The appellant's counsel conceded that the bank could have obtained the order for removal of the second caveats, the caveats under consideration here, by bringing the appellant to court on originating summons. This is not a convincing basis for the appellant moving the court to exercise its discretion to grant a stay and for that reason I would dismiss the application.
Furthermore, the purchaser of the land, that is the purchaser from the bank, has not been given notice of this application for a stay. A stay order would adversely affect the purchaser's interests. Murphy J indicated in his reasons that the purchasers should have been notified and the appellant informed me today that this had not happened. That is another reason for refusing to exercise the discretion to grant a stay or make a suspension order.
Finally, if I am wrong in those conclusions and it was appropriate to grant a stay it would have been only on condition that the appellant pay the amount of the debt that the bank says is due into court within 48 hours. I gave the appellant's counsel the opportunity to take instructions about whether that was possible and I was informed that while the appellant might be able to provide other security, no representation was made to me by counsel for the appellant that the appellant would have been able to pay that money into court.
It would be futile to make an order for a stay if in fact it was not possible for the appellant to pay the money into court. An appellant seeking a stay in these circumstances should be ordered to pay the full amount of the debt into court.
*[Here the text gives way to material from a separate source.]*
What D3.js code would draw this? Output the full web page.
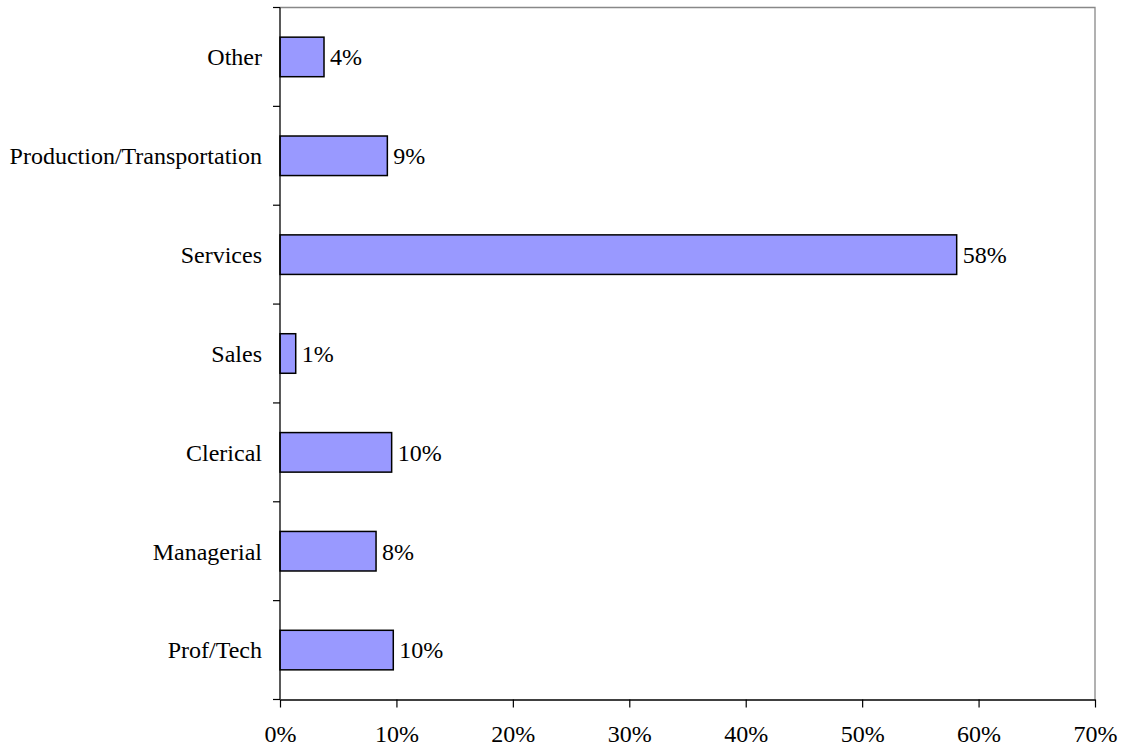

In Commonwealth Development Bank of Australia Ltd v Nertec Pty Ltd [1999] WASCA 311, Owen J (Ipp & Murray JJ agreeing) said at [5]:
[T]he application for a stay had all the hallmarks of an injunction to prevent a secured creditor from exercising its remedies under the security instrument and in particular under a judgment obtained in relation to the debt the subject of the security. In that respect in Inglis v Commonwealth Trading Bank of Australia (1972) 126 CLR 161 the High Court per Barwick CJ, said:
The case falls fairly, in my opinion, within the general rule applicable when it is sought to restrain the exercise by a mortgagee of his rights under the mortgage instrument. Failing payment into court of the amount sworn by the mortgagee as due and owing under the mortgage, no restraint should be placed by order upon the exercise of the respondent mortgagee's rights under the mortgage (169).
The application for a stay is dismissed.